The task: Reproduce exactly the lines below, from the first one through the line containing "bdash_Nf = [5.5, 8.08, 10.66, 13.24, 15.82, 18.4, 20.98]", and omit any pictures.

## Begin Supplied material

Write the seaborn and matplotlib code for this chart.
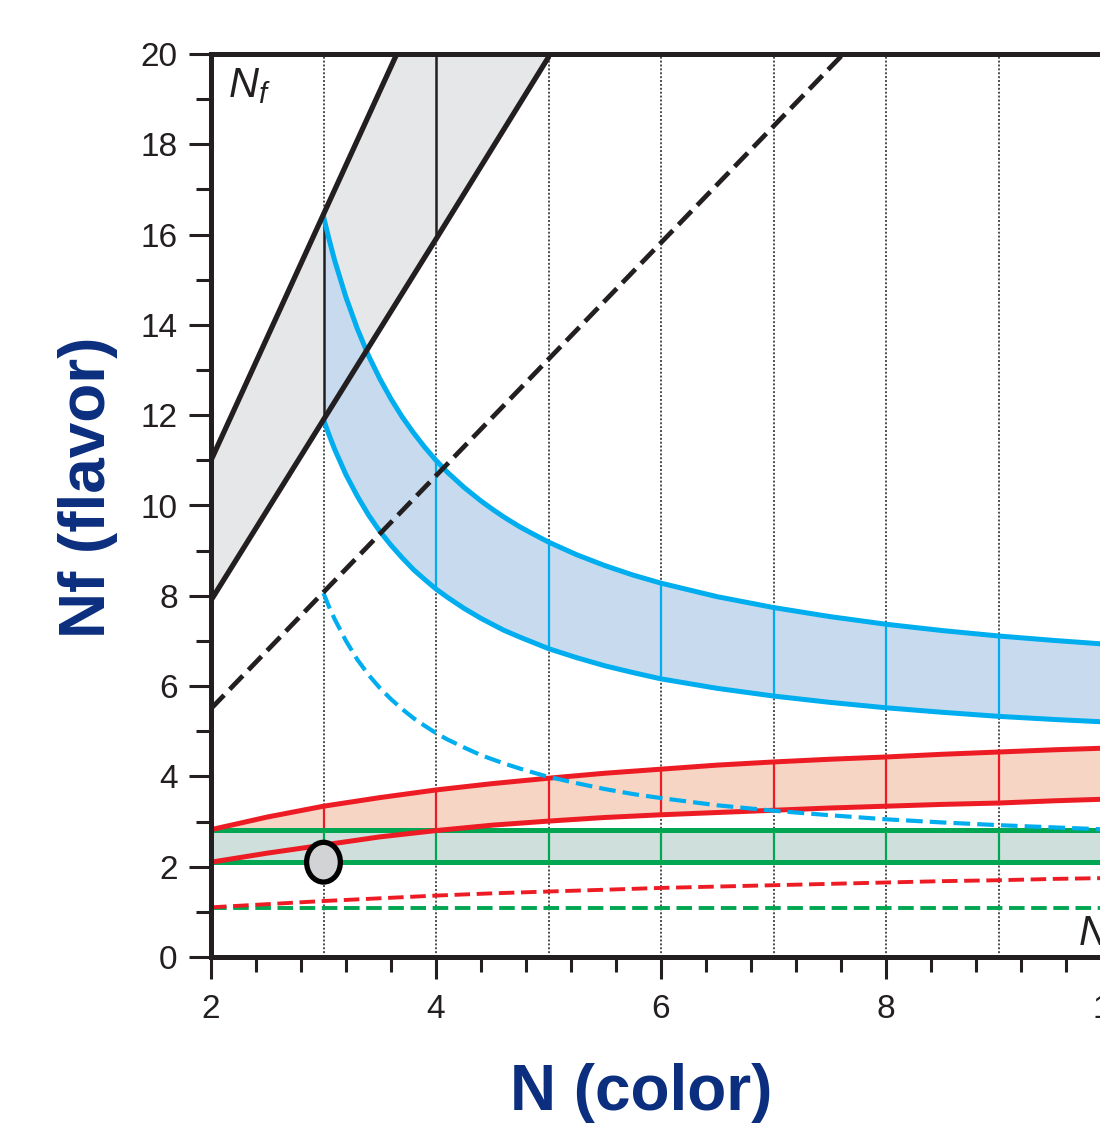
import numpy as np
import pandas as pd
import seaborn as sns
import matplotlib.pyplot as plt
from matplotlib.patches import Ellipse
from matplotlib.ticker import MultipleLocator

# --- data ---
grid_N = [3, 4, 5, 6, 7, 8, 9, 10]

# grey band (black solid lines)
black_N = [2, 3, 4, 5]
black_upper = [11.0, 16.45, 21.9, 27.35]
black_lower = [7.9, 11.9, 15.9, 19.93]
black_vlines = [3, 4]

# black dashed
bdash_N = [2, 3, 4, 5, 6, 7, 8]
bdash_Nf = [5.5, 8.08, 10.66, 13.24, 15.82, 18.4, 20.98]

# blue band + blue dashed
blue_N = [3, 3.05, 3.1, 3.2, 3.3, 3.4, 3.5, 3.6, 3.7, 3.8, 3.9, 4, 4.1, 4.25,
          4.4, 4.5, 4.6, 4.75, 4.9, 5, 5.25, 5.5, 5.75, 6, 6.5, 7, 7.5, 8,
          8.5, 9, 9.5, 10, 10.5, 11]
blue_upper = [16.40, 15.89, 15.42, 14.61, 13.92, 13.32, 12.81, 12.36, 11.96,
              11.61, 11.29, 11.00, 10.74, 10.40, 10.10, 9.92, 9.75, 9.52,
              9.32, 9.19, 8.91, 8.67, 8.46, 8.28, 7.98, 7.74, 7.54, 7.37,
              7.23, 7.11, 7.01, 6.92, 6.84, 6.77]
blue_lower = [11.90, 11.56, 11.24, 10.68, 10.21, 9.79, 9.43, 9.12, 8.84,
              8.58, 8.36, 8.15, 7.97, 7.72, 7.50, 7.37, 7.24, 7.08, 6.93,
              6.83, 6.63, 6.45, 6.30, 6.16, 5.95, 5.78, 5.64, 5.52, 5.42,
              5.33, 5.26, 5.20, 5.15, 5.10]
blue_dash = [8.06, 7.75, 7.48, 7.00, 6.59, 6.25, 5.96, 5.71, 5.49, 5.29,
             5.12, 4.96, 4.82, 4.64, 4.47, 4.38, 4.29, 4.17, 4.06, 3.99,
             3.85, 3.72, 3.61, 3.52, 3.36, 3.24, 3.14, 3.05, 2.98, 2.92,
             2.87, 2.82, 2.78, 2.74]

# red band + red dashed
red_N = [2, 2.5, 3, 3.5, 4, 4.5, 5, 5.5, 6, 6.5, 7, 7.5, 8, 8.5, 9, 9.5,
         10, 10.5, 11]
red_upper = [2.82, 3.10, 3.34, 3.53, 3.70, 3.84, 3.96, 4.07, 4.16, 4.25,
             4.32, 4.38, 4.43, 4.49, 4.54, 4.59, 4.63, 4.67, 4.71]
red_lower = [2.10, 2.30, 2.48, 2.66, 2.80, 2.92, 3.01, 3.09, 3.15, 3.20,
             3.25, 3.30, 3.34, 3.38, 3.41, 3.46, 3.50, 3.53, 3.56]
red_dash = [1.10, 1.17, 1.24, 1.30, 1.36, 1.41, 1.45, 1.49, 1.53, 1.56,
            1.59, 1.62, 1.65, 1.68, 1.70, 1.73, 1.75, 1.77, 1.79]

# green band + green dashed
green_N = [2, 11]
green_upper = [2.82, 2.82]
green_lower = [2.10, 2.10]
green_dash = [1.08, 1.08]

# the marked point
point_N = [3]
point_Nf = [2.1]

x_ticks = [2, 4, 6, 8, 10]
y_ticks = [0, 2, 4, 6, 8, 10, 12, 14, 16, 18, 20]

BLACK = "#231f20"
BLUE = "#00aeef"
RED = "#ed1c24"
GREEN = "#00a651"
NAVY = "#0b2f7e"

sns.set_theme(style="ticks")
plt.rcParams["font.family"] = ["Liberation Sans", "DejaVu Sans"]
plt.rcParams["mathtext.fontset"] = "custom"
plt.rcParams["mathtext.it"] = "Liberation Sans:italic"
plt.rcParams["mathtext.rm"] = "Liberation Sans"

fig = plt.figure(figsize=(11, 11.29), dpi=100)
ax = fig.add_axes([211 / 1100, 172 / 1129, 967.5 / 1100, 903 / 1129])
ax.set_xlim(2, 10.6)
ax.set_ylim(0, 20)


def lookup(xs, ys, at):
    d = dict(zip(xs, ys))
    return [d[a] for a in at]


dash = (0, (4.0, 1.7))

# dotted guide lines
for n in grid_N:
    ax.axvline(n, color="#4d4d4d", lw=1.4, ls=(0, (1, 1)), zorder=1)

# grey band
ax.fill_between(black_N, black_lower, black_upper, color="#e6e7e8", lw=0, zorder=2)
ax.vlines(black_vlines, lookup(black_N, black_lower, black_vlines),
          lookup(black_N, black_upper, black_vlines), color=BLACK, lw=1.8, zorder=3)

# blue band
ax.fill_between(blue_N, blue_lower, blue_upper, color="#c8daee", lw=0, zorder=2)
blue_v = grid_N[1:]
ax.vlines(blue_v, lookup(blue_N, blue_lower, blue_v),
          lookup(blue_N, blue_upper, blue_v), color=BLUE, lw=1.6, zorder=3)

# red band
ax.fill_between(red_N, red_lower, red_upper, color="#f6d5c5", lw=0, zorder=2)
ax.vlines(grid_N, lookup(red_N, red_lower, grid_N),
          lookup(red_N, red_upper, grid_N), color=RED, lw=1.6, zorder=2.5)

# green band (sits over the red one)
ax.fill_between(green_N, green_lower, green_upper, color="#cfe0dc", lw=0, zorder=3)
ax.vlines(grid_N, green_lower[0], green_upper[0], color=GREEN, lw=1.6, zorder=3.5)

# boundary lines
sns.lineplot(x=black_N, y=black_upper, ax=ax, color=BLACK, lw=3.8, zorder=5)
sns.lineplot(x=black_N, y=black_lower, ax=ax, color=BLACK, lw=3.8, zorder=5)
sns.lineplot(x=bdash_N, y=bdash_Nf, ax=ax, color=BLACK, lw=3.4, ls=dash, zorder=5)

sns.lineplot(x=blue_N, y=blue_upper, ax=ax, color=BLUE, lw=3.6, zorder=4)
sns.lineplot(x=blue_N, y=blue_lower, ax=ax, color=BLUE, lw=3.6, zorder=4)
sns.lineplot(x=blue_N, y=blue_dash, ax=ax, color=BLUE, lw=3.0, ls=dash, zorder=4.6)

sns.lineplot(x=green_N, y=green_upper, ax=ax, color=GREEN, lw=3.6, zorder=4)
sns.lineplot(x=green_N, y=green_lower, ax=ax, color=GREEN, lw=3.6, zorder=4)
sns.lineplot(x=green_N, y=green_dash, ax=ax, color=GREEN, lw=2.8, ls=dash, zorder=4)

sns.lineplot(x=red_N, y=red_upper, ax=ax, color=RED, lw=3.6, zorder=4.5)
sns.lineplot(x=red_N, y=red_lower, ax=ax, color=RED, lw=3.6, zorder=4.5)
sns.lineplot(x=red_N, y=red_dash, ax=ax, color=RED, lw=2.8, ls=dash, zorder=4.5)

ax.add_patch(Ellipse((point_N[0], point_Nf[0]), 0.30, 0.88, facecolor="#d1d3d4",
                     edgecolor="black", lw=3.8, zorder=6))

ax.text(2.15, 19.05, "$N_f$", fontsize=30, color=BLACK, zorder=7)
ax.text(9.71, 0.27, "$N_c$", fontsize=30, color=BLACK, zorder=7)

# axes styling
ax.set_xticks(x_ticks)
ax.set_yticks(y_ticks)
ax.xaxis.set_minor_locator(MultipleLocator(0.4))
ax.yaxis.set_minor_locator(MultipleLocator(1))
ax.tick_params(which="major", length=16, width=2.2, color=BLACK, labelsize=24,
               labelcolor=BLACK, direction="out")
ax.tick_params(which="minor", length=11, width=2.2, color=BLACK, direction="out")
ax.tick_params(axis="x", which="major", pad=11)
ax.tick_params(axis="y", which="major", pad=8)
ax.grid(False)
ax.set_facecolor("white")
for side in ["left", "bottom", "top"]:
    ax.spines[side].set_linewidth(3.6)
    ax.spines[side].set_color(BLACK)
    ax.spines[side].set_zorder(8)
ax.spines["right"].set_visible(False)

ax.set_xlabel("N (color)", fontsize=46, fontweight="bold", color=NAVY)
ax.set_ylabel("Nf (flavor)", fontsize=46, fontweight="bold", color=NAVY)
ax.xaxis.set_label_coords((641 - 211) / 967.5, (957 - 1093) / 903)
ax.xaxis.label.set_verticalalignment("center")
ax.yaxis.set_label_coords((88 - 211) / 967.5, (957 - 487) / 903)
ax.yaxis.label.set_verticalalignment("center")

fig.savefig("out.png", dpi=100)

## End Supplied material

Solution to the problem:
Write the seaborn and matplotlib code for this chart.
import numpy as np
import pandas as pd
import seaborn as sns
import matplotlib.pyplot as plt
from matplotlib.patches import Ellipse
from matplotlib.ticker import MultipleLocator

# --- data ---
grid_N = [3, 4, 5, 6, 7, 8, 9, 10]

# grey band (black solid lines)
black_N = [2, 3, 4, 5]
black_upper = [11.0, 16.45, 21.9, 27.35]
black_lower = [7.9, 11.9, 15.9, 19.93]
black_vlines = [3, 4]

# black dashed
bdash_N = [2, 3, 4, 5, 6, 7, 8]
bdash_Nf = [5.5, 8.08, 10.66, 13.24, 15.82, 18.4, 20.98]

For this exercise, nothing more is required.